I don’t know why I do it to myself. It’s not as if I could ever buy anything from there. But whenever there is a sale on (and often when there isn’t) I find myself gazing longingly at the clothes in Marks and Spencer’s Per Una collection. They make particularly beautiful skirts – flowing ankle-length ones in many different fabrics, silks and velvets and lovely smooth cottons. As I have abnormally long legs (I am like a giraffe gone wrong), it’s tricky for me to find ankle-length skirts that fit. Per Una has solved the problem by making the same-sized skirts and dresses in different lengths. And I love the style in there – I would buy my entire wardrobe from Per Una if I could.
Today I was in M&S with my nana. At eighty-three years of age she isn’t about to change her shopping habits, and I doubt she would understand the rationale behind the boycott if I tried to explain it. I was standing by a pillar, waiting for her to finish, when a dress caught my eye.
M&S is a keen supporter of Israeli economic growth. It always has been. Its founder and chief executive Marcus Sieff became a logistics adviser to David Ben-Gurion’s government, at Ben-Gurion’s own request, and even served with the Israeli military. Sieff’s personal gift of time and talent was supported by generous financial contributions from M&S as a company. In a book published in 1990 (Management: The Marks and Spencer Way) Sieff wrote that one of the fundamental objectives of M&S is to aid the economic development of Israel. That policy remains current.
And as peace activists are all too well aware, there is a price to be paid for that economic development. The Palestinians pay it.
I looked at the dress.
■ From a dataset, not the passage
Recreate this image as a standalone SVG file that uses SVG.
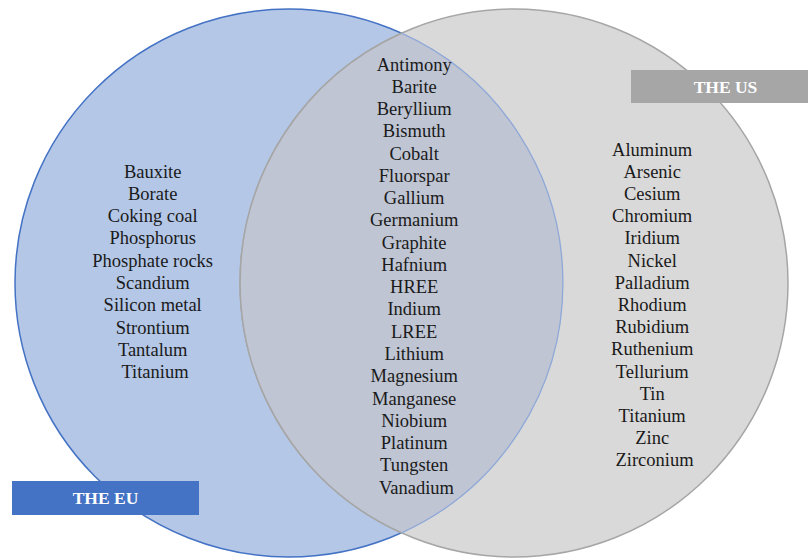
<svg xmlns="http://www.w3.org/2000/svg" width="808" height="559" viewBox="0 0 808 559">
<style>
.item{font-family:"Liberation Serif","Times New Roman",serif;font-size:18.5px;fill:#1a1a1a;text-anchor:middle}
.lab{font-family:"Liberation Serif","Times New Roman",serif;font-size:17.5px;font-weight:bold;fill:#ffffff;text-anchor:middle}
</style>
<rect width="808" height="559" fill="#ffffff"/>
<g id="eu-circle">
<circle cx="289" cy="283" r="274" fill="#B4C7E7" stroke="#4472C4" stroke-width="1.5"/>
</g>
<g id="us-circle">
<circle cx="514" cy="283" r="274" fill="#D9D9D9" stroke="#A6A6A6" stroke-width="1.5"/>
</g>
<g id="overlap">
<path d="M401.5,33.2 A274,274 0 0 1 401.5,532.8 A274,274 0 0 1 401.5,33.2 Z" fill="#BFC5D3"/>
<path d="M401.5,33.2 A274,274 0 0 1 401.5,532.8" fill="none" stroke="#8FA8D8" stroke-width="1.3"/>
<path d="M401.5,532.8 A274,274 0 0 1 401.5,33.2" fill="none" stroke="#A6A6A6" stroke-width="1.5"/>
</g>
<g id="eu-only">
<text class="item" x="155" y="177.5">
<tspan x="155">Bauxite</tspan>
<tspan x="155" dy="22.33">Borate</tspan>
<tspan x="155" dy="22.33">Coking coal</tspan>
<tspan x="155" dy="22.33">Phosphorus</tspan>
<tspan x="155" dy="22.33">Phosphate rocks</tspan>
<tspan x="155" dy="22.33">Scandium</tspan>
<tspan x="155" dy="22.33">Silicon metal</tspan>
<tspan x="155" dy="22.33">Strontium</tspan>
<tspan x="155" dy="22.33">Tantalum</tspan>
<tspan x="155" dy="22.33">Titanium</tspan>
</text>
</g>
<g id="both">
<text class="item" x="416.5" y="70.5">
<tspan x="416.5">Antimony</tspan>
<tspan x="416.5" dy="22.27">Barite</tspan>
<tspan x="416.5" dy="22.27">Beryllium</tspan>
<tspan x="416.5" dy="22.27">Bismuth</tspan>
<tspan x="416.5" dy="22.27">Cobalt</tspan>
<tspan x="416.5" dy="22.27">Fluorspar</tspan>
<tspan x="416.5" dy="22.27">Gallium</tspan>
<tspan x="416.5" dy="22.27">Germanium</tspan>
<tspan x="416.5" dy="22.27">Graphite</tspan>
<tspan x="416.5" dy="22.27">Hafnium</tspan>
<tspan x="416.5" dy="22.27">HREE</tspan>
<tspan x="416.5" dy="22.27">Indium</tspan>
<tspan x="416.5" dy="22.27">LREE</tspan>
<tspan x="416.5" dy="22.27">Lithium</tspan>
<tspan x="416.5" dy="22.27">Magnesium</tspan>
<tspan x="416.5" dy="22.27">Manganese</tspan>
<tspan x="416.5" dy="22.27">Niobium</tspan>
<tspan x="416.5" dy="22.27">Platinum</tspan>
<tspan x="416.5" dy="22.27">Tungsten</tspan>
<tspan x="416.5" dy="22.27">Vanadium</tspan>
</text>
</g>
<g id="us-only">
<text class="item" x="654.5" y="155.5">
<tspan x="654.5">Aluminum</tspan>
<tspan x="654.5" dy="22.2">Arsenic</tspan>
<tspan x="654.5" dy="22.2">Cesium</tspan>
<tspan x="654.5" dy="22.2">Chromium</tspan>
<tspan x="654.5" dy="22.2">Iridium</tspan>
<tspan x="654.5" dy="22.2">Nickel</tspan>
<tspan x="654.5" dy="22.2">Palladium</tspan>
<tspan x="654.5" dy="22.2">Rhodium</tspan>
<tspan x="654.5" dy="22.2">Rubidium</tspan>
<tspan x="654.5" dy="22.2">Ruthenium</tspan>
<tspan x="654.5" dy="22.2">Tellurium</tspan>
<tspan x="654.5" dy="22.2">Tin</tspan>
<tspan x="654.5" dy="22.2">Titanium</tspan>
<tspan x="654.5" dy="22.2">Zinc</tspan>
<tspan x="654.5" dy="22.2">Zirconium</tspan>
</text>
</g>
<g id="label-eu">
<rect x="12" y="481" width="187" height="34" fill="#4472C4"/>
<text class="lab" x="105.5" y="504">THE EU</text>
</g>
<g id="label-us">
<rect x="631" y="70" width="177" height="33" fill="#A6A6A6"/>
<text class="lab" x="725.5" y="92.5">THE US</text>
</g>
</svg>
Buy me! it urged. I’m modest, I’m gorgeous, I’m down to half-price, I’m in your size, and I’m the only one left on the rack!
I held it against myself and looked in the mirror. I suit you! it crowed. And it really did.
I put the dress back. I did a restless circuit of the shop. I picked it up again. Look here, the dress said pointedly, how exactly is this stubborn-necked resistance to my charms going to support people in Palestine? One beautiful silk dress reduced from £55 to £29 can’t hurt. And if you don’t buy me, somebody else will!
That was when Mutaz suddenly popped into my head. He is an orphaned sixteen-year-old from Hebron whom I’ve been sponsoring for nearly two years. When I signed up to the sponsorship scheme, I received some information about him – and a picture. In the picture he is wearing a shabby old T-shirt with ‘Girls Team Member’ printed on the front. It’s not the sort of thing your average fourteen-year-old lad wants to be wearing, but Mutaz didn’t have any choice. He didn’t have many clothes. He didn’t have much of anything.
I hung up the Very Pretty Dress for the last time and walked out of Per Una. I won’t be going back.
For those of you who think that it is awfully self-indulgent of me to devote a whole blog post to the agonies I went through when I couldn’t add yet another dress to an already well-stocked wardrobe…that’s the point. I am quite a self-indulgent person. And so are all the other people who keep finding excuses not to participate in the boycott. We want to work for justice, but we also want to buy the fancy computer with the Intel processor and eat M&S Indian ready meals when we haven’t time to cook. When our resolve to boycott is tested by these little nuisances, we decide that the boycott can’t really be that effective anyway, or we hope that just one purchase won’t hurt.
I will keep thinking of Mutaz. I will also think of Alia, a girl I sponsored until very recently. She dreamed of going to college to train as a teacher, but the sponsorship money would never have covered her training and there was no way she could afford the fees herself. At the age of nineteen she requested that the sponsorship be transferred to a younger child or teenager in need. She was very gracious about it.
I wonder how I would feel if I had to give up on my career and my dreams because I was too poor to pursue them. I suspect that it would make me feel a whole lot worse than not being able to buy a nice dress.
There are human reasons why we boycott Israeli goods and companies that support Israeli interests. Never forget them.